Check before accessing
In iOS 14, your app can now check to see if the pasteboard contains a URL or a search term before accessing the pasteboard contents. This check will not present a notification to the user, and you can use it to decide if there is actionable data in the pasteboard. Knowing the pasteboard has something you can use makes it much more reasonable to ask the user if they would like to use the data currently in the pasteboard. Then, when the pasting notification does appear, the user is not caught off guard and knows how their pasteboard data is being used.
4. Disclose Your Tracking
Starting this Fall, when you submit an app to the App Store, Apple will require you to fill out a questionnaire listing all the information your app collects that is linked to a user’s identity and also what information is used to track a user across other apps and websites. This will be displayed alongside your app in the App Store. Additionally, you will now need to ask users for permission to track them across apps and websites or use the device’s advertising identifier. That’s a lot to take in, so let’s break it down.

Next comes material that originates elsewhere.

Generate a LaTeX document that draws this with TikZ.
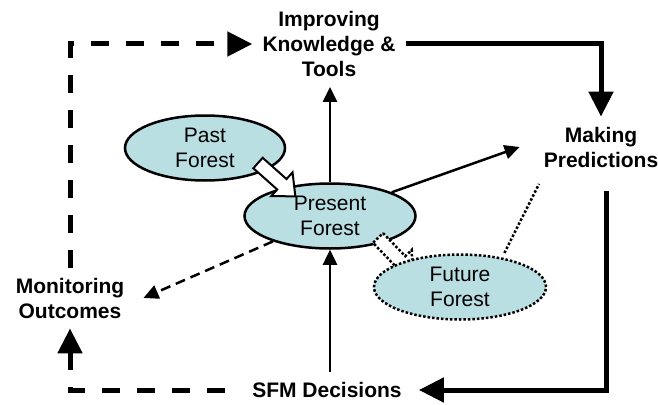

Data linked to an identity
If your app collects identifiable information and stores it, then that is considered data linked to an identity. For example, if your app has a user profile and that profile has a location, then you would need to disclose that as data linked to an identity. If you get a user’s location to display nearby stores and don’t store that location anywhere, then you wouldn’t need to disclose that.
Data used to track
If your app collects any data that is then shared with other apps or websites in order to identify a user on other services, that is considered data used to track. This is usually needed for services like analytics and advertising. It is important to note that if you use a third party analytics library (like Firebase) or an ad serving network (like AdMob) then you must be able to disclose the tracking information they collect. Failure to do so correctly may result in Apple removing your app from the App Store.
Asking for permission to track
In addition to disclosing what data you track, you must also prompt the user and ask them for permission to track them across apps and websites. This will be required if your app does things like display personalized ads or send up information to an ad delivery network. There is however, an exception. If your app uses tracking information solely for security purposes, then the user prompt will not be required.
Trust is Earned
Developing trust with your users is essential for app adoption and retention. With increasing reports about apps silently collecting large amounts of data, users are easily spooked by apps accessing personal information at unexpected times or without explanation. You can avoid scaring off a potential user by being transparent and explicitly letting the user know why your app needs their personal information.
Demonstrate respect to your user’s privacy by only asking for personal information when needed. This is their device and your app is a guest. Don’t barge in with a cacophony of permission prompts on first launch. Take it slow and they’ll tell you when they’re ready by activating a feature that requires personal information. And if they choose to grant limited access or even deny access to their personal information, make sure that your app responds gracefully and continues to offer as much functionality as possible.